Selain itu, beliau juga suka bergaul dengan siapapun, baik dengan pedagang, pejabat, orang kaya, orang miskin, buruh bahkan anak-anak. Beliau terkenal sebagai seorang yang sabar, pemurah dan ramah. Beliau juga tidak mengajarkan sesuatu yang tidak beliau kerjakan, dengan kata lain, segala sesuatu yang beliau ajarkan atau berikan pada muridnya sudah atau sedang ia kerjakan sendiri.

Hal ini merupakan salah satu faktor yang membuat para santri maupun jemaahnya simpatik terhadap kepribadian beliau, sehingga petuah dan ajaran-ajarannya dapat diterima dan sangat diperhatikan oleh para jemaah pada umumnya dan oleh para santri pada khususnya.

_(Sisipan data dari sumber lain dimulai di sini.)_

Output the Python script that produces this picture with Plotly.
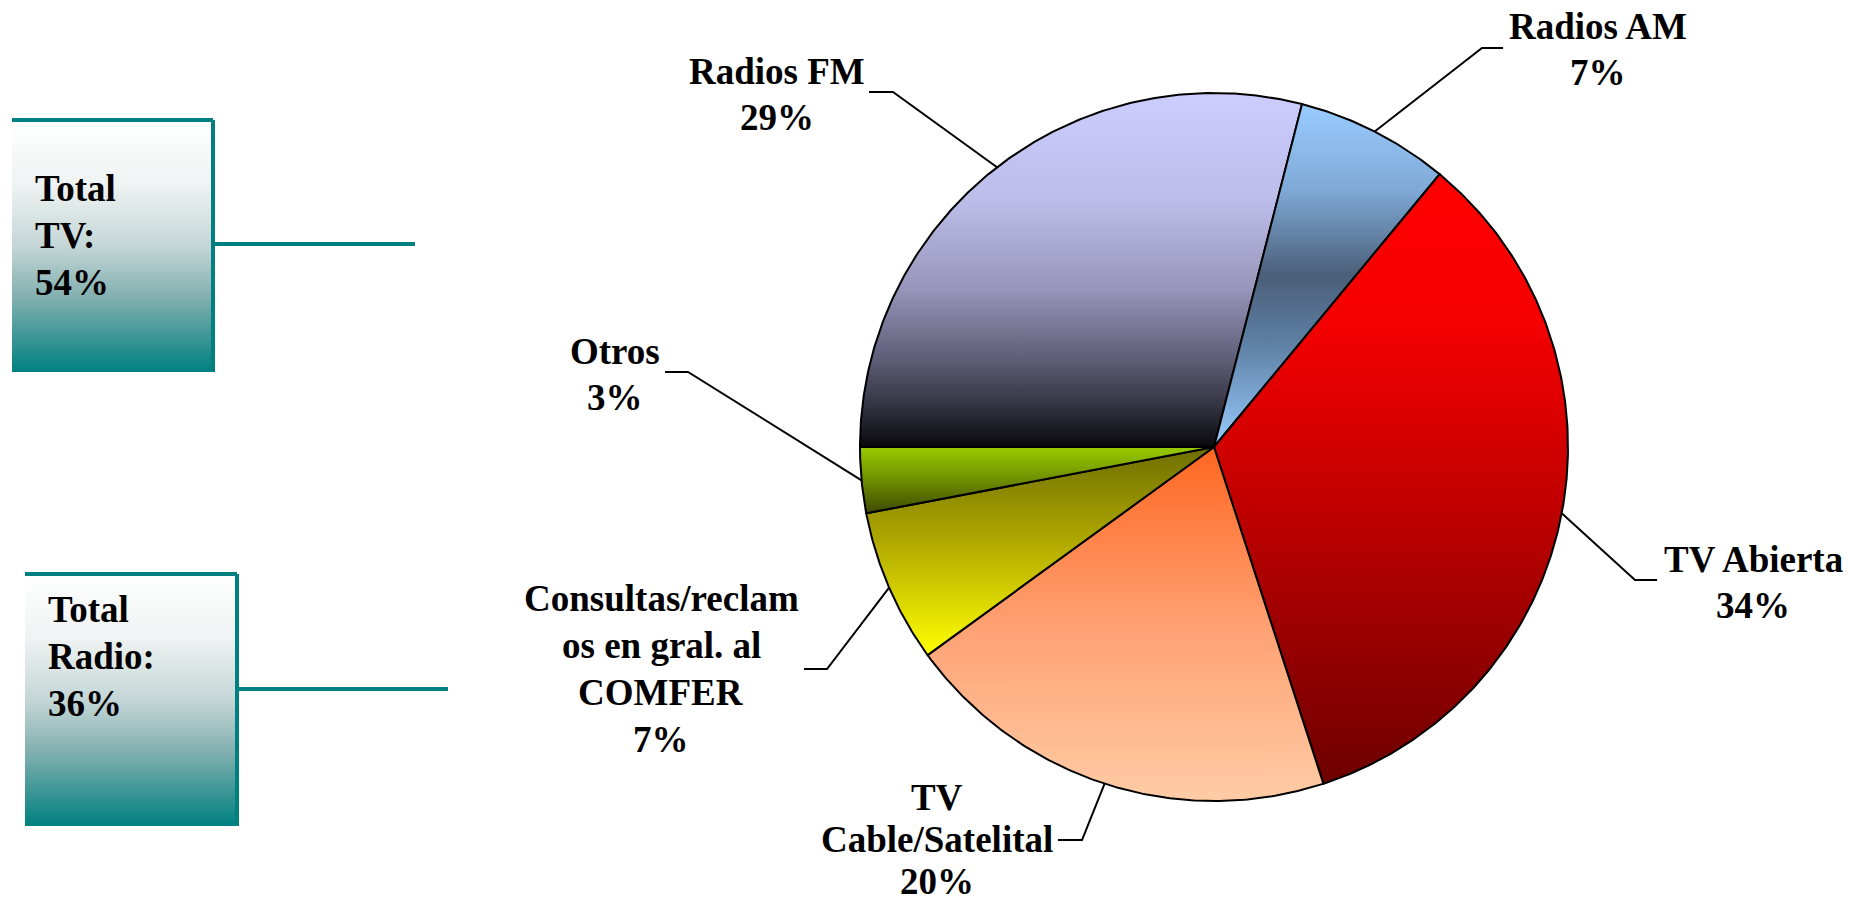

Salah satu kelebihan yang tidak banyak dimiliki kiai lain adalah kemampuannya dalam kewirausahaan. Tak hanya mengajar mengaji, beliau memiliki berbagai usaha yang menghasilkan uang sekaligus melatih para santrinya untuk bisa berwirausaha, terutama dalam bidang pertanian dan perikanan. Beliau juga dikenal sebagai kiai yang banyak memiliki ilmu hikmah atau ilmu kesaktian. Hal ini menambah kewibawaannya di kalangan masyarakat.